■ **Given request**
Write out the data below in full, unchanged, minus the images.

━━ Data block ━━

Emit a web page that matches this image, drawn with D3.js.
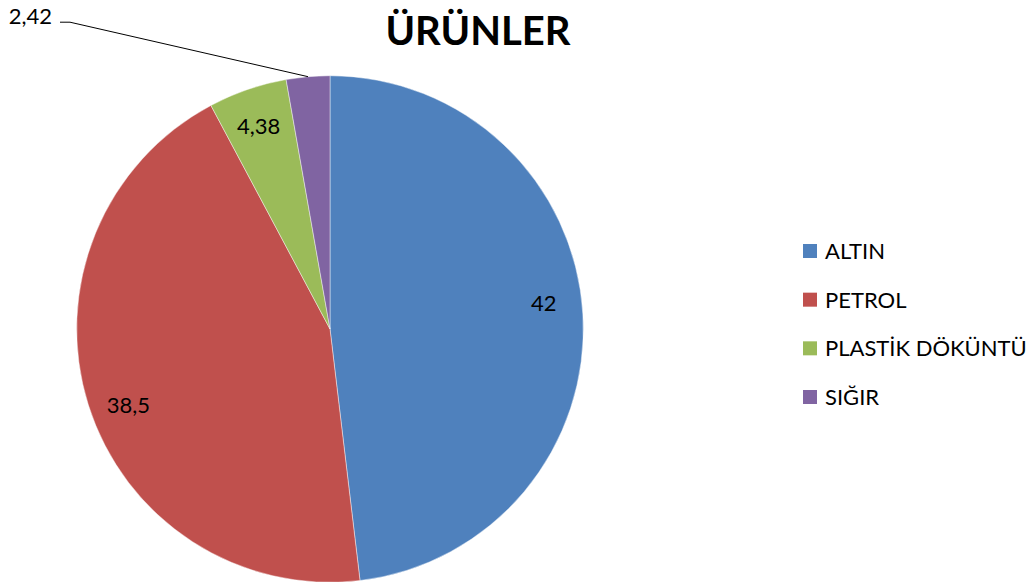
<!DOCTYPE html>
<html>
<head>
<meta charset="utf-8">
<script src="https://cdn.jsdelivr.net/npm/d3@7"></script>
<style>
  html, body { margin: 0; padding: 0; background: #fff; }
  svg { display: block; }
  text { font-family: Lato, "Open Sans", sans-serif; fill: #000; }
</style>
</head>
<body>
<svg id="chart" width="1035" height="582"></svg>
<script>
// ---- data ----
const title = "ÜRÜNLER";
const categories = ["ALTIN", "PETROL", "PLASTİK DÖKÜNTÜ", "SIĞIR"];
const values = [42, 38.5, 4.38, 2.42];
const valueLabels = ["42", "38,5", "4,38", "2,42"];
const colors = ["#4F81BD", "#C0504D", "#9BBB59", "#8064A2"];

// ---- layout ----
const W = 1035, H = 582;
const cx = 330, cy = 329, R = 253.3;
const svg = d3.select("#chart");

// title
svg.append("text")
  .attr("x", 478).attr("y", 45)
  .attr("text-anchor", "middle")
  .style("font-weight", "bold")
  .style("font-size", "40px")
  .text(title);

const pie = d3.pie().sort(null).value(d => d);
const arcs = pie(values);
const arc = d3.arc().innerRadius(0).outerRadius(R);

const g = svg.append("g").attr("transform", `translate(${cx},${cy})`);

g.selectAll("path.slice")
  .data(arcs)
  .join("path")
  .attr("class", "slice")
  .attr("d", arc)
  .attr("fill", (d, i) => colors[i])
  .attr("stroke", "#ffffff")
  .attr("stroke-opacity", 0.55)
  .attr("stroke-width", 0.8);

// data labels
const labelFont = 22;
const pt = (a, r) => [r * Math.sin(a), -r * Math.cos(a)];
arcs.forEach((d, i) => {
  const span = d.endAngle - d.startAngle;
  if (span > 0.25) {
    const a = d.startAngle + 0.48 * span;
    const [x, y] = pt(a, 0.85 * R);
    g.append("text")
      .attr("x", x).attr("y", y + labelFont * 0.36)
      .attr("text-anchor", "middle")
      .style("font-size", labelFont + "px")
      .text(valueLabels[i]);
  } else {
    const a = (d.startAngle + d.endAngle) / 2;
    const [ex, ey] = pt(a, R);
    const lx = -270, ly = -R - 53.5;
    g.append("path")
      .attr("d", `M${lx},${ly}L${lx + 10},${ly}L${ex},${ey}`)
      .attr("fill", "none")
      .attr("stroke", "#000")
      .attr("stroke-width", 1);
    g.append("text")
      .attr("x", lx - 8).attr("y", ly + 1.5)
      .attr("text-anchor", "end")
      .style("font-size", labelFont + "px")
      .text(valueLabels[i]);
  }
});

// legend
const legY = d3.scalePoint().domain(categories).range([251, 397]);
const leg = svg.append("g");
const items = leg.selectAll("g").data(categories).join("g")
  .attr("transform", d => `translate(803,${legY(d)})`);
items.append("rect")
  .attr("x", 0).attr("y", -7).attr("width", 14).attr("height", 14)
  .attr("fill", (d, i) => colors[i]);
items.append("text")
  .attr("x", 22).attr("y", 8)
  .style("font-size", "22px")
  .text(d => d);
</script>
</body>
</html>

━━━

■ **Final answer**
Emit a web page that matches this image, drawn with D3.js.
<!DOCTYPE html>
<html>
<head>
<meta charset="utf-8">
<script src="https://cdn.jsdelivr.net/npm/d3@7"></script>
<style>
  html, body { margin: 0; padding: 0; background: #fff; }
  svg { display: block; }
  text { font-family: Lato, "Open Sans", sans-serif; fill: #000; }
</style>
</head>
<body>
<svg id="chart" width="1035" height="582"></svg>
<script>
// ---- data ----
const title = "ÜRÜNLER";
const categories = ["ALTIN", "PETROL", "PLASTİK DÖKÜNTÜ", "SIĞIR"];
const values = [42, 38.5, 4.38, 2.42];
const valueLabels = ["42", "38,5", "4,38", "2,42"];
const colors = ["#4F81BD", "#C0504D", "#9BBB59", "#8064A2"];

// ---- layout ----
const W = 1035, H = 582;
const cx = 330, cy = 329, R = 253.3;
const svg = d3.select("#chart");

// title
svg.append("text")
  .attr("x", 478).attr("y", 45)
  .attr("text-anchor", "middle")
  .style("font-weight", "bold")
  .style("font-size", "40px")
  .text(title);

const pie = d3.pie().sort(null).value(d => d);
const arcs = pie(values);
const arc = d3.arc().innerRadius(0).outerRadius(R);

const g = svg.append("g").attr("transform", `translate(${cx},${cy})`);

g.selectAll("path.slice")
  .data(arcs)
  .join("path")
  .attr("class", "slice")
  .attr("d", arc)
  .attr("fill", (d, i) => colors[i])
  .attr("stroke", "#ffffff")
  .attr("stroke-opacity", 0.55)
  .attr("stroke-width", 0.8);

// data labels
const labelFont = 22;
const pt = (a, r) => [r * Math.sin(a), -r * Math.cos(a)];
arcs.forEach((d, i) => {
  const span = d.endAngle - d.startAngle;
  if (span > 0.25) {
    const a = d.startAngle + 0.48 * span;
    const [x, y] = pt(a, 0.85 * R);
    g.append("text")
      .attr("x", x).attr("y", y + labelFont * 0.36)
      .attr("text-anchor", "middle")
      .style("font-size", labelFont + "px")
      .text(valueLabels[i]);
  } else {
    const a = (d.startAngle + d.endAngle) / 2;
    const [ex, ey] = pt(a, R);
    const lx = -270, ly = -R - 53.5;
    g.append("path")
      .attr("d", `M${lx},${ly}L${lx + 10},${ly}L${ex},${ey}`)
      .attr("fill", "none")
      .attr("stroke", "#000")
      .attr("stroke-width", 1);
    g.append("text")
      .attr("x", lx - 8).attr("y", ly + 1.5)
      .attr("text-anchor", "end")
      .style("font-size", labelFont + "px")
      .text(valueLabels[i]);
  }
});

// legend
const legY = d3.scalePoint().domain(categories).range([251, 397]);
const leg = svg.append("g");
const items = leg.selectAll("g").data(categories).join("g")
  .attr("transform", d => `translate(803,${legY(d)})`);
items.append("rect")
  .attr("x", 0).attr("y", -7).attr("width", 14).attr("height", 14)
  .attr("fill", (d, i) => colors[i]);
items.append("text")
  .attr("x", 22).attr("y", 8)
  .style("font-size", "22px")
  .text(d => d);
</script>
</body>
</html>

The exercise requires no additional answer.